Among the big players there is a culture of learning from these type of mistakes, a postportem culture, what went wrong? why did it went wrong? how can we prevent this from happening in the future? They try to extract as much value as possible from the experience and the mistakes, yet looking for whos fault is it, and punishment are not among them.
Yelling at your team does not alliviate the problem only makes it worse, you can clearly communicate the gravity of the issue, we are all smart people working on a complex systems, and we all feel the pressure to deliver perfect system to our customers and feel proud of what we do, blaming and letting your emotions get the best of you only creates an atmosphere which breeds fear, fear of making mistakes, and along that fear teams loose courage to try new things, to move fast and explore new ideas, then we loose trust among each other, which afterwards affect personal relationships… it’s a Teufelkreis, one you do not want to take part of.
We are all on the same boat together, even if it may not feel that way, and the reasons and causes of things going badly or people not responding at the expected level are more complex than one would expect, as such sometimes we need to take one for the team in order to win on the long term.
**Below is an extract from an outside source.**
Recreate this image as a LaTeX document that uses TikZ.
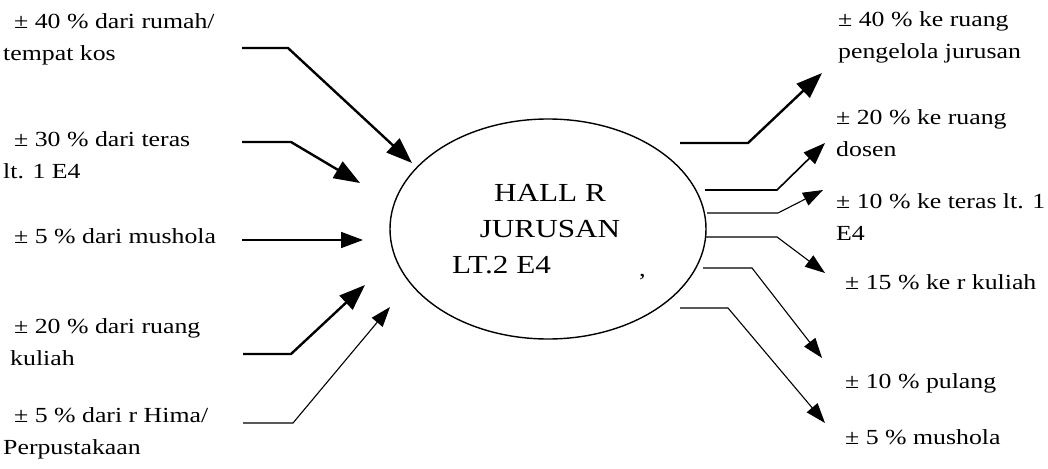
\documentclass[tikz,border=0pt]{standalone}
\usepackage{fontspec}
\setmainfont{Liberation Serif}[FakeStretch=1.2]
\usetikzlibrary{arrows.meta,shapes.geometric}
\tikzset{
  lbl/.style={anchor=base west, inner sep=0pt, align=left,
    font=\fontsize{21.5}{32}\selectfont},
  ctr/.style={anchor=base, inner sep=0pt, align=center,
    font=\fontsize{26}{35.5}\selectfont},
  thickarrow/.style={line width=2.4pt, -{Triangle[length=26pt,width=19pt]}},
  medarrow/.style={line width=1.6pt, -{Triangle[length=22pt,width=16pt]}},
  thinarrow/.style={line width=1.1pt, -{Triangle[length=20pt,width=14pt]}},
}
\begin{document}
\begin{tikzpicture}[x=1pt,y=-1pt]
\useasboundingbox (0,0) rectangle (1048,468);
% central ellipse
\node (hall) [draw, ellipse, line width=1.4pt, minimum width=316pt, minimum height=220pt] at (548,229) {};
\node (hallA) [ctr] at (550,237) {HALL R\\JURUSAN};
\node (hallB) [ctr, anchor=base west] at (452,273) {LT.2 E4};
\node (comma) [ctr, anchor=base west, font=\fontsize{22}{24}\selectfont] at (639,276) {,};
% left labels (anchor = baseline of last line)
\node (l1) [lbl] at (3,61)  {\hspace*{11pt}± 40 \% dari rumah/\\tempat kos};
\node (l2) [lbl] at (3,178) {\hspace*{11pt}± 30 \% dari teras\\lt. 1 E4};
\node (l3) [lbl] at (3,243) {\hspace*{11pt}± 5 \% dari mushola};
\node (l4) [lbl] at (3,365) {\hspace*{11pt}± 20 \% dari ruang\\\hspace*{7pt}kuliah};
\node (l5) [lbl] at (3,454) {\hspace*{11pt}± 5 \% dari r Hima/\\Perpustakaan};
% right labels
\node (r1) [lbl] at (838,59)  {± 40 \% ke ruang\\pengelola jurusan};
\node (r2) [lbl] at (836,156) {± 20 \% ke ruang\\dosen};
\node (r3) [lbl] at (836,240) {± 10 \% ke teras lt. 1\\E4};
\node (r4) [lbl] at (845,289) {± 15 \% ke r kuliah};
\node (r5) [lbl] at (845,388) {± 10 \% pulang};
\node (r6) [lbl] at (845,444) {± 5 \% mushola};
% connector coordinates
\coordinate (a1s) at (242,48);  \coordinate (a1b) at (288,48);  \coordinate (a1e) at (412,163);
\coordinate (a2s) at (242,142); \coordinate (a2b) at (291,142); \coordinate (a2e) at (360,183);
\coordinate (a3s) at (242,240); \coordinate (a3e) at (363,240);
\coordinate (a4s) at (243,354); \coordinate (a4b) at (291,354); \coordinate (a4e) at (365,285);
\coordinate (a5s) at (243,423); \coordinate (a5b) at (293,423); \coordinate (a5e) at (390,307);
\coordinate (b1s) at (680,143); \coordinate (b1b) at (748,143); \coordinate (b1e) at (822,73);
\coordinate (b2s) at (705,190); \coordinate (b2b) at (777,190); \coordinate (b2e) at (825,143);
\coordinate (b3s) at (707,213); \coordinate (b3b) at (778,213); \coordinate (b3e) at (823,190);
\coordinate (b4s) at (705,237); \coordinate (b4b) at (777,237); \coordinate (b4e) at (825,273);
\coordinate (b5s) at (703,268); \coordinate (b5b) at (752,268); \coordinate (b5e) at (822,358);
\coordinate (b6s) at (680,308); \coordinate (b6b) at (728,308); \coordinate (b6e) at (825,423);
% incoming
\draw[thickarrow] (a1s) -- (a1b) -- (a1e);
\draw[thickarrow] (a2s) -- (a2b) -- (a2e);
\draw[medarrow]   (a3s) -- (a3e);
\draw[thickarrow] (a4s) -- (a4b) -- (a4e);
\draw[thinarrow]  (a5s) -- (a5b) -- (a5e);
% outgoing
\draw[thickarrow] (b1s) -- (b1b) -- (b1e);
\draw[medarrow]   (b2s) -- (b2b) -- (b2e);
\draw[thinarrow]  (b3s) -- (b3b) -- (b3e);
\draw[thinarrow]  (b4s) -- (b4b) -- (b4e);
\draw[thinarrow]  (b5s) -- (b5b) -- (b5e);
\draw[thinarrow]  (b6s) -- (b6b) -- (b6e);
\end{tikzpicture}
\end{document}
3. “Yeah, well, you know, that’s just, like, your opinion, man.” — The Dude
You gotta keep your chill man, if there is one thing you are going to take from this article, let it be this, I know it is hard when a customer is yelling at you, when you boss is not happy with you, when you can see bugs piling up in your front door, letting you emotions get the best of you is gonna cut your life short some years.
Nowadays there is a lot of attention on burn out, the truth is nobody can do anything for you, if you get home furious ready to punch a wall, and after a few years (or a few months), you won’t be able to handle it, no matter how strong you think you are.
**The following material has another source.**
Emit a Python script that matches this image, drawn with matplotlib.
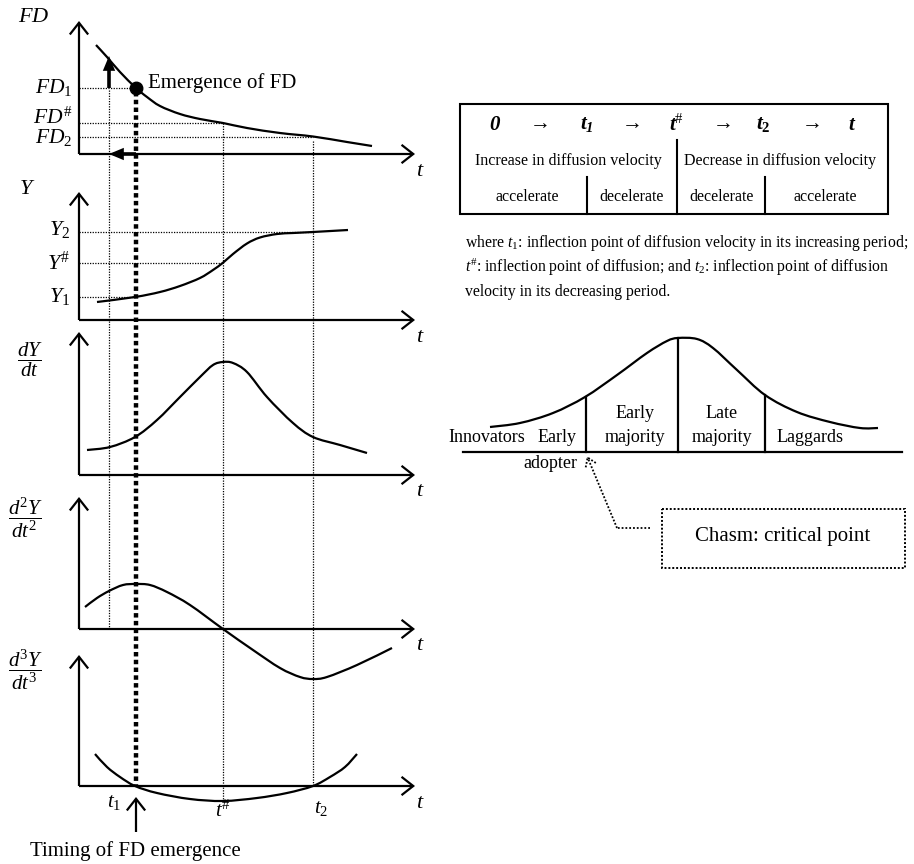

There are two sides to this coin, keeping your head cool will allow you to first, figure out a way of the hole you are in, as fast as you can, and secondly be able to confront difficult situation, it might be having to say goodbye to a client because he cannot wait anymore for a fix or standing up to your boss and saying “I refuse to do this anymore”, it is difficult but sometimes there is no other choice, go home, relax, live to fight another day.
This article does not try to set guideline to prevent bugs, there are many(Google’s SRE book is among my favorites) technical guides for that, but rather it is more a mindset recommendation, take it as you will, I learned these lessons by fire, I hope you get to learn from me.